U.S. Pat. No. 3,445,802 further defines a lead screw adjusted component, here illustrated in the embodiment of FIG. 15. The component includes a supporting base 50 molded of a thermosetting plastic material. The base 50 supports a resistive element 51, which comprises a rectangularly-shaped substrate comprised of a material which is described below and like the material of the substrate 41 of FIG. 14 and the moldings 2, 3 of the fixed resistor embodiment of FIG. 1, may be co-fired with the cermet resistive track 53, the conductive collector track 54 and the termination pads 55 on the resistive track 53 and pad 56 on collector track 54. The leads 57 and 59 extending through and supported by the substrate 52 are solder connected respectively to the termination pads 55. Lead 58 is solder connected to the pad 56 of the collector track 54. A detailed description of the assembly is set forth in U.S. Pat. No. 3,445,802.
In the variable resistor embodiments of FIGS. 14 and 15, the ∓pyrochlore structure" cermet of Example III was found to provide desired results. That is, the termination pads and collector tracks 44 and 54 were formed of Type "G" or "E" silver prepared and sold by Metz Metallurgical Corporation. The respective substrates 41 and 52 of a talc loaded, lead borosilicate glass and the respective resistive tracks 42 and 53 of the "pyrochlore ruthenate" structure.
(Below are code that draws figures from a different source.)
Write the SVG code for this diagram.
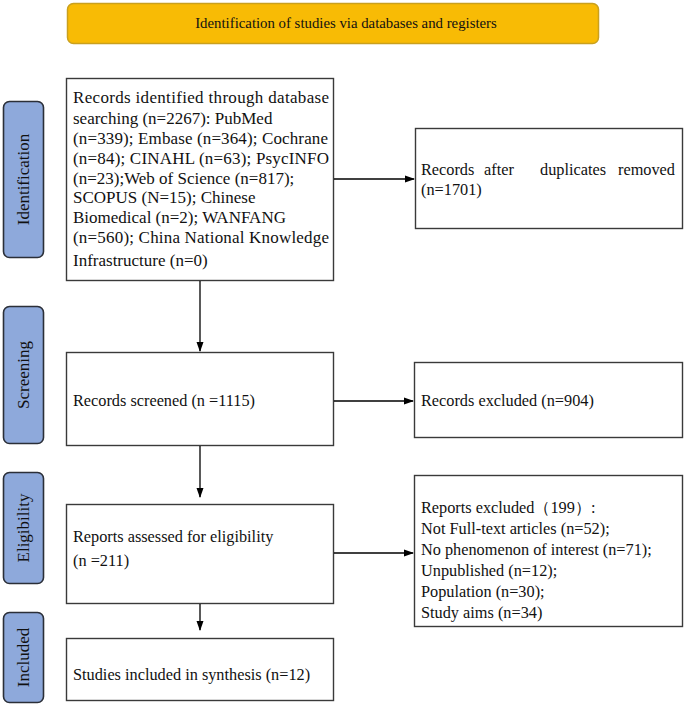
<svg xmlns="http://www.w3.org/2000/svg" width="685" height="705" viewBox="0 0 685 705">
<defs>
<marker id="arr" markerWidth="10" markerHeight="8" refX="9" refY="4" orient="auto" markerUnits="userSpaceOnUse">
<path d="M0,0.5 L10,4 L0,7.5 Z" fill="#000"/>
</marker>
<style>
.t{font-family:"Liberation Serif","Times New Roman",serif;font-size:16.3px;fill:#111;}
.big{font-size:17px;}
.side{fill:#8EA9DB;stroke:#2B2F38;stroke-width:1.6;}
.side-t{font-family:"Liberation Serif","Times New Roman",serif;font-size:17px;fill:#111;text-anchor:middle;}
.box{fill:#fff;stroke:#3A3A3A;stroke-width:1.4;}
.conn line{stroke:#000;stroke-width:1.3;}
</style>
</defs>
<rect width="685" height="705" fill="#fff"/>

<g id="title">
<rect x="67.5" y="3.5" width="531" height="40" rx="6" fill="#F8BB05" stroke="#C9A01E" stroke-width="1.5"/>
<text x="346" y="28" class="t" text-anchor="middle" style="font-size:14.8px">Identification of studies via databases and registers</text>
</g>

<g id="phase-identification">
<rect x="3.5" y="101.5" width="40" height="156" rx="6" class="side"/>
<text class="side-t" transform="translate(29,179.5) rotate(-90)">Identification</text>
</g>
<g id="phase-screening">
<rect x="3.5" y="306.5" width="40" height="137" rx="6" class="side"/>
<text class="side-t" transform="translate(29,375) rotate(-90)">Screening</text>
</g>
<g id="phase-eligibility">
<rect x="3.5" y="472.5" width="40" height="111" rx="6" class="side"/>
<text class="side-t" transform="translate(29,528) rotate(-90)">Eligibility</text>
</g>
<g id="phase-included">
<rect x="3.5" y="612.5" width="40" height="90" rx="6" class="side"/>
<text class="side-t" transform="translate(29,657.5) rotate(-90)">Included</text>
</g>

<g id="records-identified">
<rect x="66.5" y="78.5" width="267" height="202" class="box"/>
<text class="t big">
<tspan x="73" y="103" textLength="256" lengthAdjust="spacing">Records identified through database</tspan>
<tspan x="73" y="124">searching (n=2267):  PubMed</tspan>
<tspan x="73" y="144" textLength="255" lengthAdjust="spacing">(n=339); Embase (n=364);  Cochrane</tspan>
<tspan x="73" y="164" textLength="256" lengthAdjust="spacing">(n=84);  CINAHL (n=63); PsycINFO</tspan>
<tspan x="73" y="184">(n=23);Web of Science (n=817);</tspan>
<tspan x="73" y="203">SCOPUS (N=15); Chinese</tspan>
<tspan x="73" y="223">Biomedical (n=2); WANFANG</tspan>
<tspan x="73" y="243" textLength="256" lengthAdjust="spacing">(n=560); China National Knowledge</tspan>
<tspan x="73" y="266">Infrastructure (n=0)</tspan>
</text>
</g>

<g id="records-after-duplicates">
<rect x="415.5" y="128.5" width="267" height="100" class="box"/>
<text class="t">
<tspan x="421" y="175">Records</tspan><tspan x="484" y="175">after</tspan><tspan x="540" y="175">duplicates</tspan><tspan x="618" y="175">removed</tspan>
<tspan x="421" y="195">(n=1701)</tspan>
</text>
</g>

<g id="records-screened">
<rect x="66.5" y="352.5" width="267" height="93" class="box"/>
<text class="t" x="73" y="406">Records screened  (n =1115)</text>
</g>

<g id="records-excluded">
<rect x="414.5" y="362.5" width="268" height="75" class="box"/>
<text class="t" x="421" y="406">Records excluded  (n=904)</text>
</g>

<g id="reports-assessed">
<rect x="66.5" y="504.5" width="267" height="99" class="box"/>
<text class="t">
<tspan x="73" y="542">Reports assessed for eligibility</tspan>
<tspan x="73" y="566">(n =211)</tspan>
</text>
</g>

<g id="reports-excluded">
<rect x="414.5" y="475.5" width="268" height="151" class="box"/>
<text class="t">
<tspan x="421" y="513">Reports excluded（199）:</tspan>
<tspan x="421" y="534">Not Full-text articles (n=52);</tspan>
<tspan x="421" y="555">No phenomenon of interest (n=71);</tspan>
<tspan x="421" y="576">Unpublished (n=12);</tspan>
<tspan x="421" y="597">Population (n=30);</tspan>
<tspan x="421" y="618">Study aims (n=34)</tspan>
</text>
</g>

<g id="studies-included">
<rect x="66.5" y="638.5" width="267" height="62" class="box"/>
<text class="t" x="73" y="680">Studies included in synthesis (n=12)</text>
</g>

<g class="conn" id="connectors">
<line x1="200" y1="281" x2="200" y2="351" marker-end="url(#arr)"/>
<line x1="334" y1="179" x2="414" y2="179" marker-end="url(#arr)"/>
<line x1="334" y1="401" x2="413" y2="401" marker-end="url(#arr)"/>
<line x1="200" y1="446" x2="200" y2="497" marker-end="url(#arr)"/>
<line x1="334" y1="553" x2="413" y2="553" marker-end="url(#arr)"/>
<line x1="200" y1="604" x2="200" y2="630" marker-end="url(#arr)"/>
</g>
</svg>
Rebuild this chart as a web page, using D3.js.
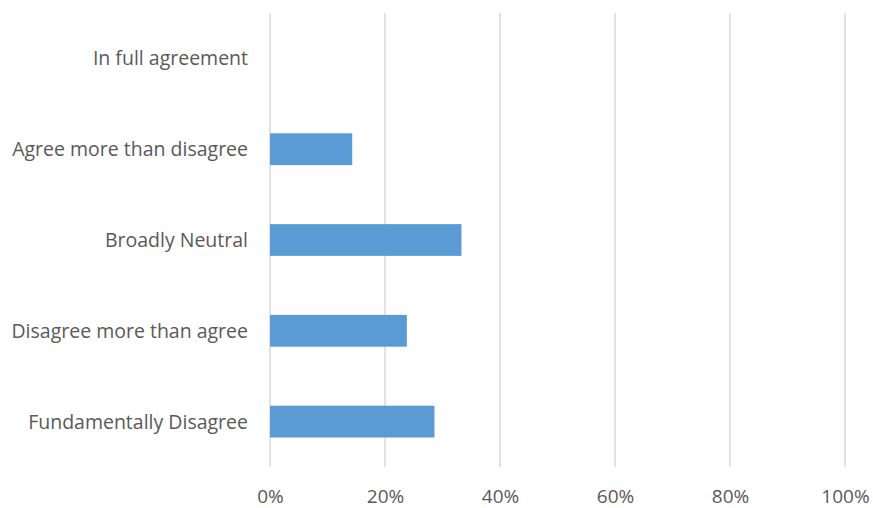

The present invention provides fixed and variable electrical resistor elements of the thick film or cermet type which incorporates the various attributes of conventional cermet resistors and which further discloses a method of making resistors wherein the termination, the resistive layer and the body may be co-fired at the same temperature. In the case of fixed resistors, two substantially identical half-shell moldings are adhesively joined to provide an integrated unit having similar physical and thermal characteristics. Need for a conformal insulating coating is eliminated and the device may utilize conventional color banding techniques. It will be apparent that there is a large savings in cost as well as energy during firing of the resistor units in adopting the "co-fired" principle of this invention.